Other Options for one-to-many Relationships

There are a number of ways to enhance performance without losing the advantages of database pagination.

Display LineItem Entries only when Requested

Technology combinations like RichFaces and Seam make this simple. Basically you can walk the lazy relationship only when the user requests this information through an AJAX request. Through use of a <rich:togglePanel> a link can be provided to expand the Order data for the user. Because Seam allows an EntityManager to span requests lazily loading this data is simple.

Another simple option is using REST and JSON to retrieve the LineItem entries through an AJAX request when accessed by the user. A simple RESTful invocation (http://my-server/order/1/lineItems) allows the LineItem entries to be retrieved for an Order and we can then parse the results and display them back to the user. RESTEasy makes this simple for any Java application.

Display the LineItem Entries on a Details Page

This is the easiest and most obvious solution. Just display high-level Order information on the search results and the user can then access a details page that provides additional details.
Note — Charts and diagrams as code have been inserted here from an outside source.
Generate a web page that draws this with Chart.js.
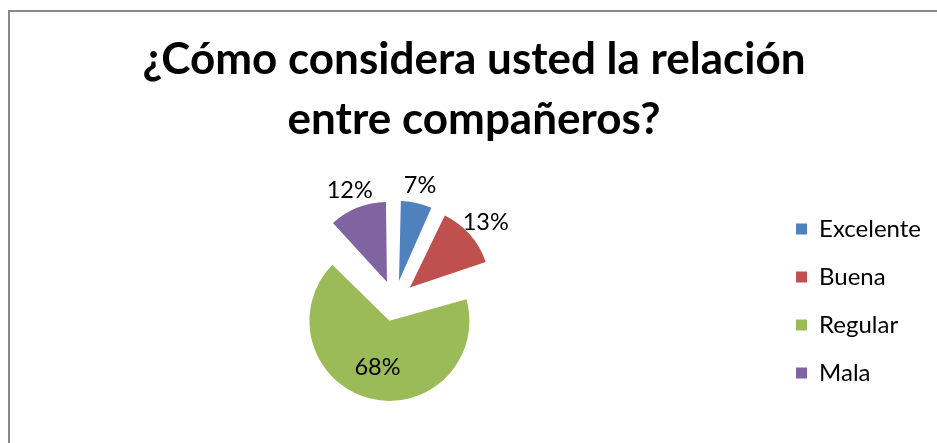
<!DOCTYPE html>
<html lang="es">
<head>
<meta charset="utf-8">
<title>Relación entre compañeros</title>
<script src="https://cdn.jsdelivr.net/npm/chart.js@4.4.0/dist/chart.umd.min.js"></script>
<style>
  html, body { margin: 0; padding: 0; background: #fff; overflow: hidden; }
  body { width: 937px; height: 443px; position: relative; }
  .chart-frame {
    position: absolute; left: 8px; top: 10px;
    width: 936px; height: 440px;
    border-left: 2px solid #898989;
    border-top: 2px solid #898989;
  }
  .chart-frame canvas { display: block; }
</style>
</head>
<body>
<div class="chart-frame"><canvas id="pieChart" width="936" height="440"></canvas></div>
<script>
/* ── Data ── */
const TITLE_LINES = ['¿Cómo considera usted la relación', 'entre compañeros?'];
const CATEGORIES  = ['Excelente', 'Buena', 'Regular', 'Mala'];
const PERCENTS    = [7, 13, 68, 12];
const COLORS      = ['#4F81BD', '#C0504D', '#9BBB59', '#8064A2'];

const EXPLODE = 82;      // chart.js moves a slice by offset / 4
const RADIUS  = 80;
const FONT    = 'Lato';

/* ── Keep every exploded slice the same size ── */
// ArcElement grows the radius of exploded slices; take that back out.
const evenRadius = {
  id: 'evenRadius',
  afterDatasetUpdate(chart, args) {
    const R = args.meta.controller.outerRadius;
    args.meta.data.forEach(arc => {
      const fix = 1 - Math.sin(Math.min(Math.PI, arc.circumference));
      arc.outerRadius = R - (EXPLODE / 4) * fix;
    });
  },
};

/* ── Percentage labels ── */
const pctLabels = {
  id: 'pctLabels',
  afterDatasetsDraw(chart) {
    const meta  = chart.getDatasetMeta(0);
    const R     = meta.controller.outerRadius;
    const total = PERCENTS.reduce((a, b) => a + b, 0);
    const ctx   = chart.ctx;

    ctx.save();
    ctx.font = '23.5px ' + FONT;
    ctx.fillStyle = '#000';
    ctx.textAlign = 'center';
    ctx.textBaseline = 'middle';

    meta.data.forEach((arc, i) => {
      const mid = (arc.startAngle + arc.endAngle) / 2;
      const dx = Math.cos(mid), dy = Math.sin(mid);
      const ax = arc.x + dx * EXPLODE / 4;
      const ay = arc.y + dy * EXPLODE / 4;
      const text = PERCENTS[i] + '%';
      let x, y;
      if (PERCENTS[i] / total < 0.3) {
        // outside, box edge just past the rim
        const w = ctx.measureText(text).width * 0.7, h = 26;
        x = ax + dx * (R + 5) + dx * w / 2;
        y = ay + dy * (R + 5) + dy * h / 2;
      } else {
        x = ax + dx * R * 0.6;
        y = ay + dy * R * 0.6;
      }
      ctx.fillText(text, x, y);
    });
    ctx.restore();
  },
};

/* ── Chart ── */
function initPie() {
  const ctx = document.getElementById('pieChart');
  if (!ctx) return;

  return new Chart(ctx, {
    type: 'pie',
    data: {
      labels: CATEGORIES,
      datasets: [{
        data: PERCENTS,
        backgroundColor: COLORS,
        borderWidth: 0,
        offset: EXPLODE,
        hoverOffset: 0,
      }],
    },
    options: {
      responsive: false,
      animation: false,
      radius: RADIUS,
      layout: { padding: { left: 7, right: 15, top: 0, bottom: 13.5 } },
      plugins: {
        title: {
          display: true,
          text: TITLE_LINES,
          color: '#000',
          font: { family: FONT, size: 44, weight: 'bold', lineHeight: 60 / 44 },
          padding: { top: 18, bottom: 13.5 },
        },
        legend: {
          position: 'right',
          fullSize: false,
          labels: {
            color: '#000',
            font: { family: FONT, size: 24 },
            boxWidth: 11,
            boxHeight: 11,
            padding: 24,
          },
        },
        tooltip: { enabled: false },
      },
    },
    plugins: [evenRadius, pctLabels],
  });
}

if (document.readyState === 'loading') {
  document.addEventListener('DOMContentLoaded', initPie);
} else {
  initPie();
}
</script>
</body>
</html>
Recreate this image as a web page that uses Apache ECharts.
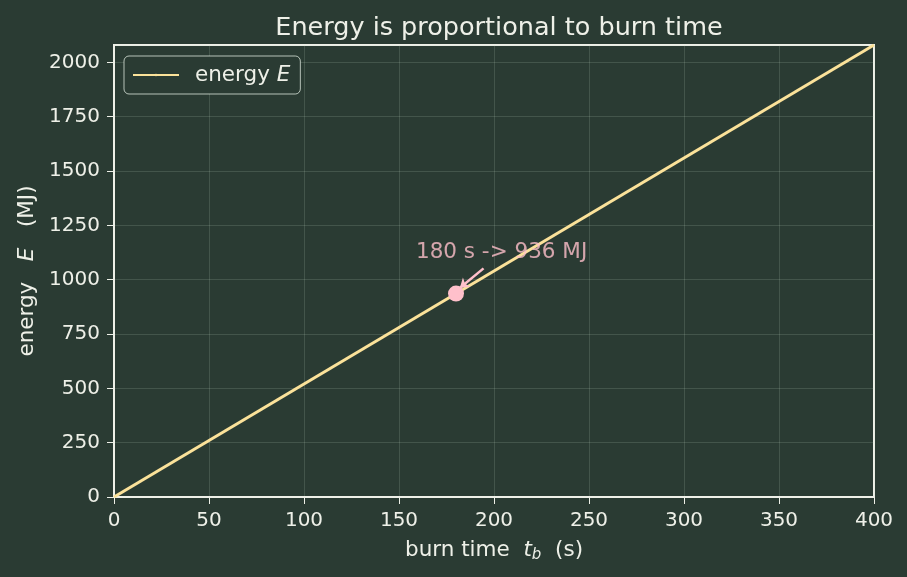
<!DOCTYPE html>
<html>
<head>
<meta charset="utf-8">
<script src="https://cdn.jsdelivr.net/npm/echarts@6/dist/echarts.min.js"></script>
<style>
  html, body { margin: 0; padding: 0; background: #2a3b33; }
  #chart { width: 907px; height: 577px; }
</style>
</head>
<body>
<div id="chart"></div>
<script>
// burn time (s) and energy (MJ)
var burnTime = [0, 400]
var energy = [0, 2080]
var pickTime = 180
var pickEnergy = 936
var noteText = '180 s -> 936 MJ'
var noteAt = [204, 1125]
var arrowFrom = [194.5, 1052]
var arrowTo = [182, 962]

var fg = '#eef0e8'
var pink = '#ffc0cb'
var fs = 21.5
var chart = echarts.init(document.getElementById('chart'))

chart.setOption({
  backgroundColor: '#2a3b33',
  textStyle: { fontFamily: 'DejaVu Sans' },
  animation: false,
  title: {
    text: 'Energy is proportional to burn time',
    left: 494,
    textAlign: 'center',
    top: 10,
    textStyle: { color: fg, fontSize: 25.5, fontWeight: 'normal', fontFamily: 'DejaVu Sans' }
  },
  grid: {
    left: 114, right: 33, top: 45, bottom: 80,
    show: true, borderColor: fg, borderWidth: 2, backgroundColor: 'transparent'
  },
  legend: {
    left: 124, top: 56,
    data: ['energy'],
    itemWidth: 46, itemHeight: 3,
    padding: [8, 10, 8, 8],
    borderColor: 'rgba(230,240,230,0.75)',
    borderWidth: 1,
    borderRadius: 5,
    backgroundColor: '#2a3b33',
    formatter: function () { return '{a|energy }{i|E}' },
    textStyle: {
      color: fg, fontSize: fs, fontFamily: 'DejaVu Sans',
      rich: {
        a: { fontSize: fs, color: fg, padding: [0, 0, 0, 11] },
        i: { fontStyle: 'italic', fontSize: fs, color: fg }
      }
    }
  },
  xAxis: {
    type: 'value', min: 0, max: 400, interval: 50,
    name: 'burn time  {i|t}{s|b}  (s)',
    nameLocation: 'middle', nameGap: 41,
    nameTextStyle: {
      color: fg, fontSize: fs,
      rich: {
        i: { fontStyle: 'italic', fontSize: fs, color: fg },
        s: { fontStyle: 'italic', fontSize: 15, color: fg, verticalAlign: 'bottom', padding: [10, 0, 0, 0] }
      }
    },
    axisLine: { show: true, onZero: false, lineStyle: { color: fg, width: 2 } },
    axisTick: { show: true, length: 7, lineStyle: { color: fg } },
    axisLabel: { color: fg, fontSize: 20, margin: 14 },
    splitLine: { show: true, lineStyle: { color: 'rgba(200,225,205,0.16)', width: 1 } }
  },
  yAxis: {
    type: 'value', min: 0, max: 2080, interval: 250,
    name: 'energy   {i|E}   (MJ)',
    nameLocation: 'middle', nameGap: 75,
    nameTextStyle: {
      color: fg, fontSize: fs,
      rich: { i: { fontStyle: 'italic', fontSize: fs, color: fg } }
    },
    axisLine: { show: true, lineStyle: { color: fg, width: 2 } },
    axisTick: { show: true, length: 7, lineStyle: { color: fg } },
    axisLabel: {
      color: fg, fontSize: 20, margin: 14, showMaxLabel: false,
      formatter: function (v) { return String(v) }
    },
    splitLine: { show: true, lineStyle: { color: 'rgba(200,225,205,0.16)', width: 1 } }
  },
  series: [
    {
      name: 'energy',
      type: 'line',
      data: burnTime.map(function (t, i) { return [t, energy[i]] }),
      symbol: 'none',
      lineStyle: { color: '#fbe29a', width: 3 },
      itemStyle: { color: '#fbe29a' },
      z: 3
    },
    {
      type: 'scatter',
      data: [[pickTime, pickEnergy]],
      symbolSize: 16,
      itemStyle: { color: pink, opacity: 1 },
      z: 5
    },
    {
      type: 'lines',
      coordinateSystem: 'cartesian2d',
      data: [{ coords: [arrowFrom, arrowTo] }],
      symbol: ['none', 'arrow'],
      symbolSize: 9,
      lineStyle: { color: pink, width: 2.5, opacity: 1 },
      z: 4
    },
    {
      type: 'scatter',
      data: [noteAt],
      symbolSize: 0,
      label: {
        show: true, position: 'inside',
        formatter: noteText,
        color: pink, fontSize: fs
      },
      silent: true,
      z: 6
    }
  ]
})
</script>
</body>
</html>
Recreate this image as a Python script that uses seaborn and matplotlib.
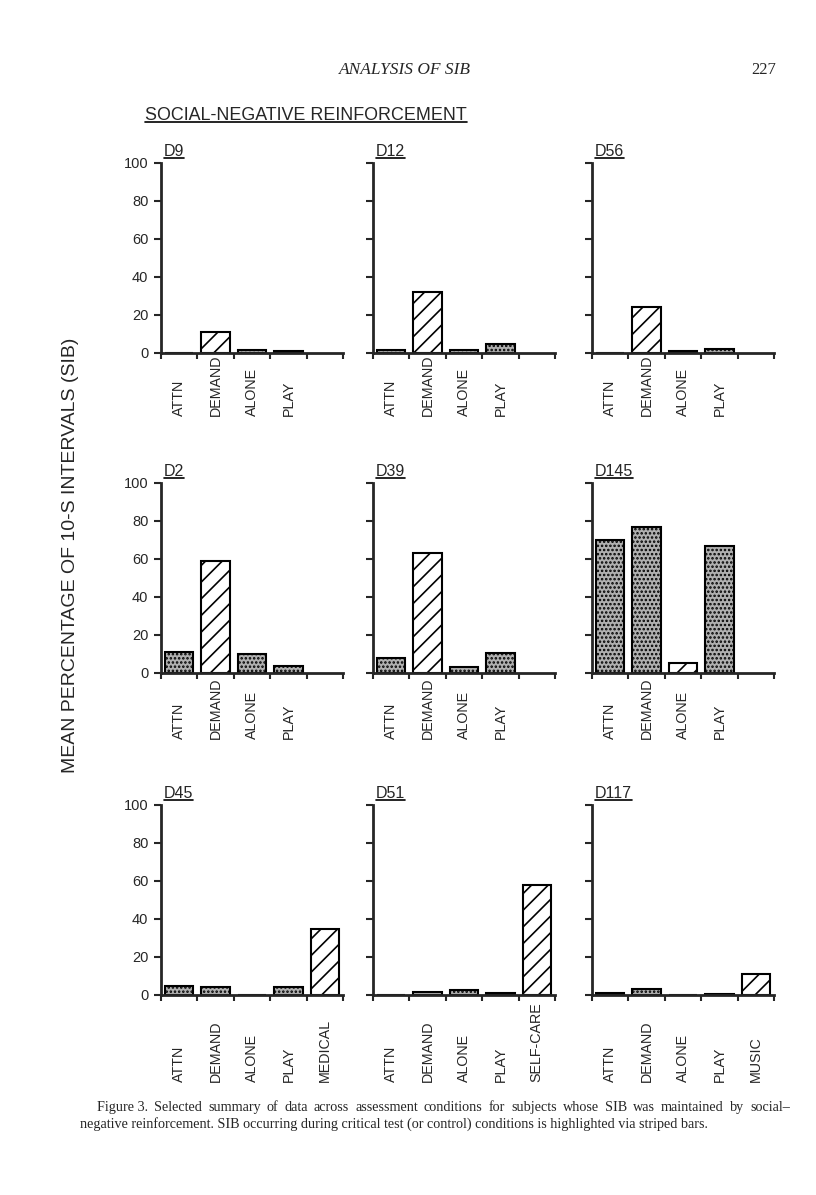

In general, this is the solution I generally push users toward for simplicity.

Display a High-level LineItem Summary Information

Another option is to give high-level information (e.g. number of LineItem entries) on the search page, and then display all information on a detail page. With the flexibility of EJBQL, you can use aggregate functions (e.g. count(lineItem.id) ) with a group-by clause to avoid the issues with a one-to-many. But, this also generally requires introduction of DTOs to hold the query result data or additional parsing of the result set.

Performance Tuning Always has Trade-offs

As I always say when discussing performance tuning, there are always trade-offs. Whether it’s additional complexity or changes to user experience, we always have to consider the implications of tuning our applications.